Mayor Joseph V. Doria, Jr. of Bayonne said, "Bayonne is proud to be associated with this important new technology. As a port community, Bayonne appreciates the need to find beneficial ways to use treated dredged materials. The people of our city and region will benefit economically and environmentally as a result of the work done by the EPA and NJDOT."

"While the long-term goal for the Hudson-Raritan Estuary and its tributaries is to eliminate on-going sources of toxic contaminants that end up in Harbor sediments, the fact is that contaminated sediments are found throughout the Lower Estuary. They interfere with the biological health of this estuarine system as well as with navigational dredging," commented James T. B. Tripp, general counsel of Environmental Defense. "One of the great success stories in the last ten years has been the development of technologies, such as GTI Cement- Lock, through demonstration projects supported by EPA, the Corps and New Jersey for treating contaminated sediments for productive uses that are environmentally sound. Such technologies offer hope, not only for a healthy Port, but for a biologically revived and restored Estuary."

The Cement Lock technology was developed by the Illinois-based Gas Technology Institute (GTI), and was designed to destroy certain contaminants in dredged material, "lock up"or immobilize metals and ultimately, produce a product similar to portland cement. Dredged material is loaded into the rotary kiln, where it is heated to between 2,400 and 2,600 degrees Fahrenheit. At this very high temperature, complex contaminants, like PCBs, are broken down into their non-hazardous components. Certain contaminants that cannot be broken down any further, like mercury, are captured in a large carbon filter. After heating, the treated dredged material takes the form of short, thin, black glassy strands called "Ecomelt." The Ecomelt is quickly cooled by quenching it with water. In EPA's and NJDOT's pilot project, the Ecomelt is then ground into a fine powder and combined with portland cement. The Ecomelt gives volume and structure to wet cement, and takes the place of new raw materials - like shale that would have to be added to the cement for this purpose. The rotary kiln has a research and development air permit from the New Jersey Department of Environmental Protection. Because it uses natural gas as a fuel source and effectively captures any contaminants from the treatment of dredged material, its emissions are very low.
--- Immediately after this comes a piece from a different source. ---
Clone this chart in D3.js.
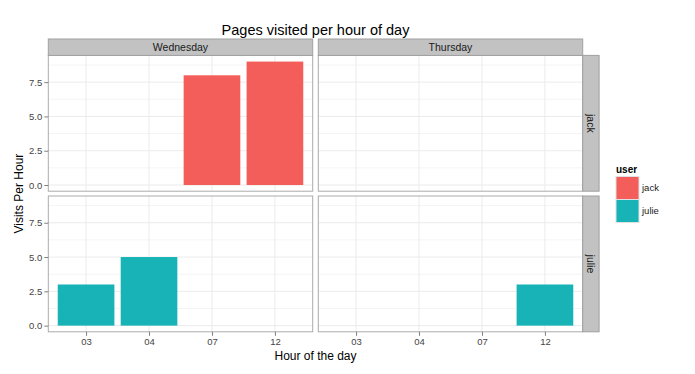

While several successful smaller scale tests have been conducted at the kiln, this is the first full-scale test of the Cement-Lock technology. Over the course of several weeks in late November and December, about 400 cubic yards of dredged material taken from upper Newark Bay will be treated at the kiln. EPA expects this project to create 150 tons of Ecomelt, which, after testing, will hopefully be used in a NJDOT construction project.

After the full-scale test is completed and evaluated, EPA and NJDOT will work with GTI to develop a commercial-scale rotary kiln that can treat up to 500,000 cubic yards of dredged material a year.